- Work instructions -
Retype, exactly as they stand, the lines from the start of the data to the line that contains "(20,122) rectangle (700,496);", both ends included. Leave the pictures out.

- Dataset extract -
--------
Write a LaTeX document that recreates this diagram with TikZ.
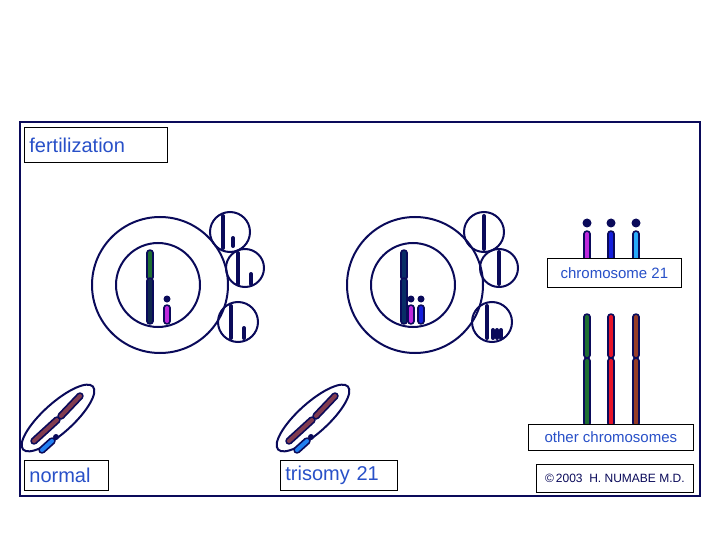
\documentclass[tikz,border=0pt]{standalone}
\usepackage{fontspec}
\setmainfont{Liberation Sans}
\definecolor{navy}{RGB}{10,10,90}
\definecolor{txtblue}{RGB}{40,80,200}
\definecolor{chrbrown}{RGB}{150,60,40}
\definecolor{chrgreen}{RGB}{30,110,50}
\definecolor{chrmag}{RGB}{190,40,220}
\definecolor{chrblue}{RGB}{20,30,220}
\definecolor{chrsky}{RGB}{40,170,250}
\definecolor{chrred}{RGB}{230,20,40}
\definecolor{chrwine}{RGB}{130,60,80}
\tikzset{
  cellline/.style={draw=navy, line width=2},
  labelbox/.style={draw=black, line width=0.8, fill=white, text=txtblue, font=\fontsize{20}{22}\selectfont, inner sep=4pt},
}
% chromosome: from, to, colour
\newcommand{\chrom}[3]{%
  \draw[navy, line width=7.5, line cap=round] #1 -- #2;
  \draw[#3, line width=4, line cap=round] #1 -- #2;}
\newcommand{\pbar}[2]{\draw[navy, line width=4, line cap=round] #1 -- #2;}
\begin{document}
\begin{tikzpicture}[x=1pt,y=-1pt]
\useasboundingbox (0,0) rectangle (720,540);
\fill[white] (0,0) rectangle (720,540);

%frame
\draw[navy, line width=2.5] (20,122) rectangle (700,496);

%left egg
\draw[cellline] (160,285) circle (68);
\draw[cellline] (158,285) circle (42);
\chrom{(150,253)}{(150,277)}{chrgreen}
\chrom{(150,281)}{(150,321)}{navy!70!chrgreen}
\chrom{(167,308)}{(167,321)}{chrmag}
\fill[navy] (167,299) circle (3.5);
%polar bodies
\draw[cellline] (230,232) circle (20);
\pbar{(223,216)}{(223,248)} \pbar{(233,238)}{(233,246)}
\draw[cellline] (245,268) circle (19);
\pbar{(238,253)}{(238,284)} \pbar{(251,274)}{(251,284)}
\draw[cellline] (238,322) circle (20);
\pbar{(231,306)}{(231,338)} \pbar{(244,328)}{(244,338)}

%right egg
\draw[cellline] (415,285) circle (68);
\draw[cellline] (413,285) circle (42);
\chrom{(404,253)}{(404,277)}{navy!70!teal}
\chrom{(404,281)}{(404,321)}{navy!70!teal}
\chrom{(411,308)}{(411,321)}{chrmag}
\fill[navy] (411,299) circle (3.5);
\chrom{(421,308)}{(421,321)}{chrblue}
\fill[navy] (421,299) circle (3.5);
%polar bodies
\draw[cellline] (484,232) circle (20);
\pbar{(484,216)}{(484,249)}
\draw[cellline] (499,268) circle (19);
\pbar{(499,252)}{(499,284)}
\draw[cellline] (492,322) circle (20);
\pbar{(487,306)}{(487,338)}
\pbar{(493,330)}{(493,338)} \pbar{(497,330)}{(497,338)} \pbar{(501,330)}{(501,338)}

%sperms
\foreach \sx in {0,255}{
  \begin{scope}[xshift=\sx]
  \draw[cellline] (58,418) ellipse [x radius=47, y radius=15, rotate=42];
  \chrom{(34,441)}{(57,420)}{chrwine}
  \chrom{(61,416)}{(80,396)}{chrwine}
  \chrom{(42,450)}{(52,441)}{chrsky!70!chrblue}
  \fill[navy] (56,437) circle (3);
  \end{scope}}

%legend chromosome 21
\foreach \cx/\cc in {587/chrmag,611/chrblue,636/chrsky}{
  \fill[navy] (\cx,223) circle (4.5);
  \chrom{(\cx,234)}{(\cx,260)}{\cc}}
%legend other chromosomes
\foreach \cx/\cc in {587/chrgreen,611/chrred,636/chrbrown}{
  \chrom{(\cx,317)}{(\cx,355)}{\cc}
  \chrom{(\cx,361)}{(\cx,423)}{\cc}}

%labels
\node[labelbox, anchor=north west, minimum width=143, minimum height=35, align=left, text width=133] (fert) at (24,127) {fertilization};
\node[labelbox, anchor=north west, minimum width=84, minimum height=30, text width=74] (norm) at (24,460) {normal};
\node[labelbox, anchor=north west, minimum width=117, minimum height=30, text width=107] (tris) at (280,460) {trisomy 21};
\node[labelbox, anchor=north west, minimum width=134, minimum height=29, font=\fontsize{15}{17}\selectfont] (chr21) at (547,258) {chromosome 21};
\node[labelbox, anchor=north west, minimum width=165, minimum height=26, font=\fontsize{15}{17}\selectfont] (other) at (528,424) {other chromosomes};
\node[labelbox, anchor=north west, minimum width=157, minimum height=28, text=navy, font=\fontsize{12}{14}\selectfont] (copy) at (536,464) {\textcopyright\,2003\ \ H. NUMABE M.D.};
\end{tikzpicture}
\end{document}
--------
- Finished answer -
Write a LaTeX document that recreates this diagram with TikZ.
\documentclass[tikz,border=0pt]{standalone}
\usepackage{fontspec}
\setmainfont{Liberation Sans}
\definecolor{navy}{RGB}{10,10,90}
\definecolor{txtblue}{RGB}{40,80,200}
\definecolor{chrbrown}{RGB}{150,60,40}
\definecolor{chrgreen}{RGB}{30,110,50}
\definecolor{chrmag}{RGB}{190,40,220}
\definecolor{chrblue}{RGB}{20,30,220}
\definecolor{chrsky}{RGB}{40,170,250}
\definecolor{chrred}{RGB}{230,20,40}
\definecolor{chrwine}{RGB}{130,60,80}
\tikzset{
  cellline/.style={draw=navy, line width=2},
  labelbox/.style={draw=black, line width=0.8, fill=white, text=txtblue, font=\fontsize{20}{22}\selectfont, inner sep=4pt},
}
% chromosome: from, to, colour
\newcommand{\chrom}[3]{%
  \draw[navy, line width=7.5, line cap=round] #1 -- #2;
  \draw[#3, line width=4, line cap=round] #1 -- #2;}
\newcommand{\pbar}[2]{\draw[navy, line width=4, line cap=round] #1 -- #2;}
\begin{document}
\begin{tikzpicture}[x=1pt,y=-1pt]
\useasboundingbox (0,0) rectangle (720,540);
\fill[white] (0,0) rectangle (720,540);

%frame
\draw[navy, line width=2.5] (20,122) rectangle (700,496);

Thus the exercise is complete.